The Arts

December 1, 2010

The Only Coup in Nigeria…a postscript

By McPhilips Nwachukwu & Lydia Obot
In 1983, when acclaimed writer and Eagle on the Iroko of African literature, Chinua Achebe published his postscript on Nigeria in his little  but powerful book of essay titled; The trouble With Nigeria; the famed writer of the defining novel; Things Fall Apart squarely located the trouble with Nigeria in what he called, leadership failure.

In that land mass essay, Achebe has frontally argued that, “ The trouble with Nigeria is squarely a failure of leadership.” And over the years, that Achebe thesis has appeared to remain valid and becomes a reference remark each time any analysis of the failure of the Nigeria state is made by any persons or groups.

However, there appears every likely hood now that, that Achebe’s famous take on the Nigeria nation is being challenged following the position of another relatively young author, whose  book titled; The Only Coup in Nigeria is to be presented to the public at the Sheraton  Hotel, Ikeja tomorrow.

The book written by Uchenna Odinaka Nnadi, a chartered Accountant and socio-political commentator seeks to establish another line of argument, when he argues in his book that the problem with Nigeria is tied to lies, which according to him, has been perpetrated by successive Nigerian leaders from pre-colonial days to the present time to create what he called, the  imbalanced  power structure.

“Lies”, Nnadi says, “ is the bane of Nigerian problem and amounts to the first and only coup in  Nigeria.”

According to him, “ The British Colonialists usurped and co-sponsored the only coup in Nigeria. All activities of Britain since then has remained a litany of orchestrated efforts to sustain this coup and keep the economic rents there from flowing into the secured vaults of the western world.”

Continuing, he further argues that , “ European traders were the harbingers of this coup, which started with the Arab invasion of North Africa and was replicated through out West Africa by the Fulanis.”

The  Fulani coup, he says, “ was highly successful in the Sokoto area covering Chad and Hausa States of Northern Nigeria, except  Borno.”

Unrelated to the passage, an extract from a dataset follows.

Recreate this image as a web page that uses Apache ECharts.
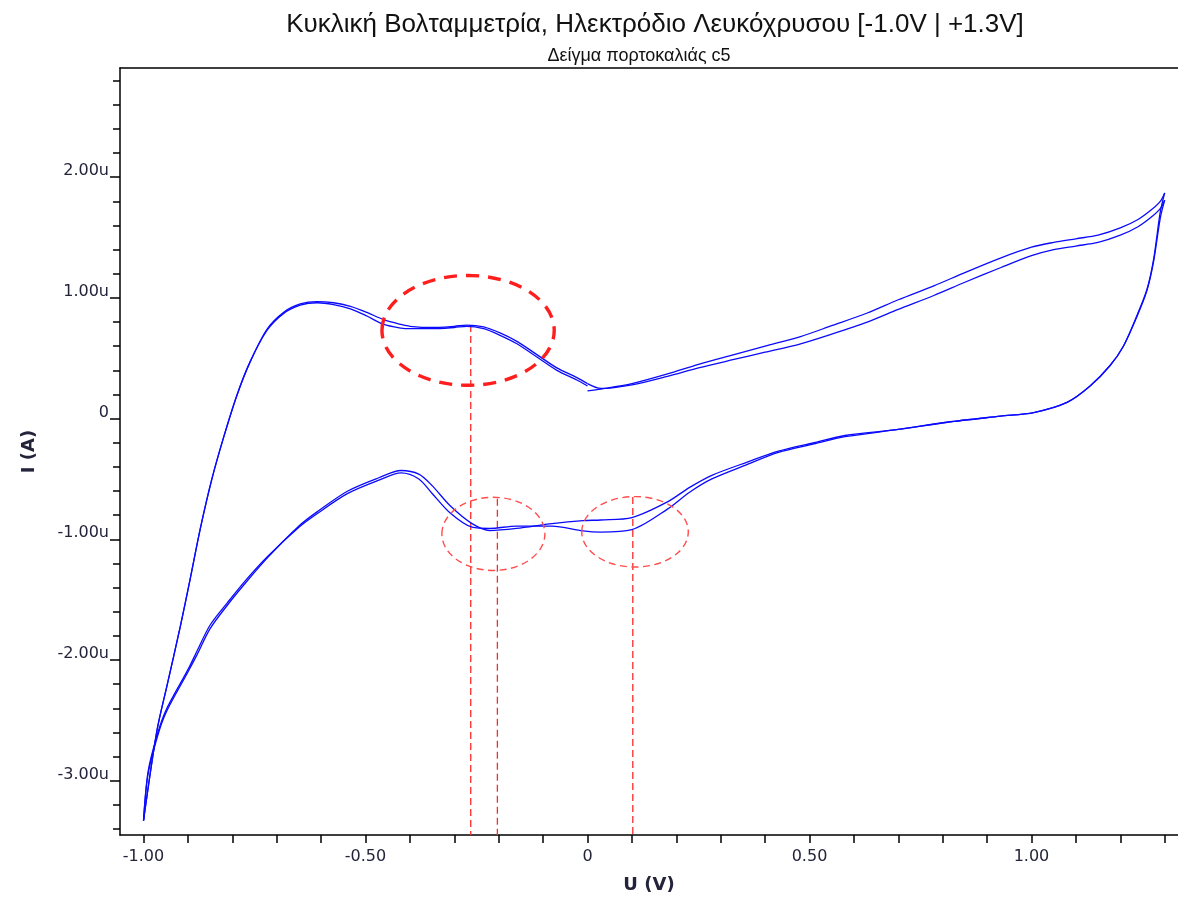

Continuing he added that , “After the Berlin Conference, Britain was ready to claim her prize. Wisely, she built upon the Sokoto Caliphate system temporarily, deposing the Fulanis and extended the Fulani coup all over Nigeria.”

Through these invasions of colonies and propagation of  lies by the invading leadership forces, a culture of structural power imbalance, Nnadi further argues was entrenched in the nation’s socio- political fabrics.

This colonial lies that serve as the bane of Nigerian nation, the book further argues would be seen from the conduct  of the   1959 Federal election and in the falsification of the 1952 census figures which were designed by the British colonial order to favour the desert North against the  South.”

The lies instituted by the colonial invader to  use one ethnic formation to dominate the other ones in the view of Nnadi’s new book has succeeded in remaining the defining character of the Nigerian state; and unfortunately amounts to the structure of power imbalance, which  all subsequent coups either by the civilians or the military have carried out to correct.

The public presentation of The Only Coup in Nigeria will have in attendance  Rear Admiral Ndubuisi Kanu, Ambassador Segun Olusola, Governors and Royal Fathers.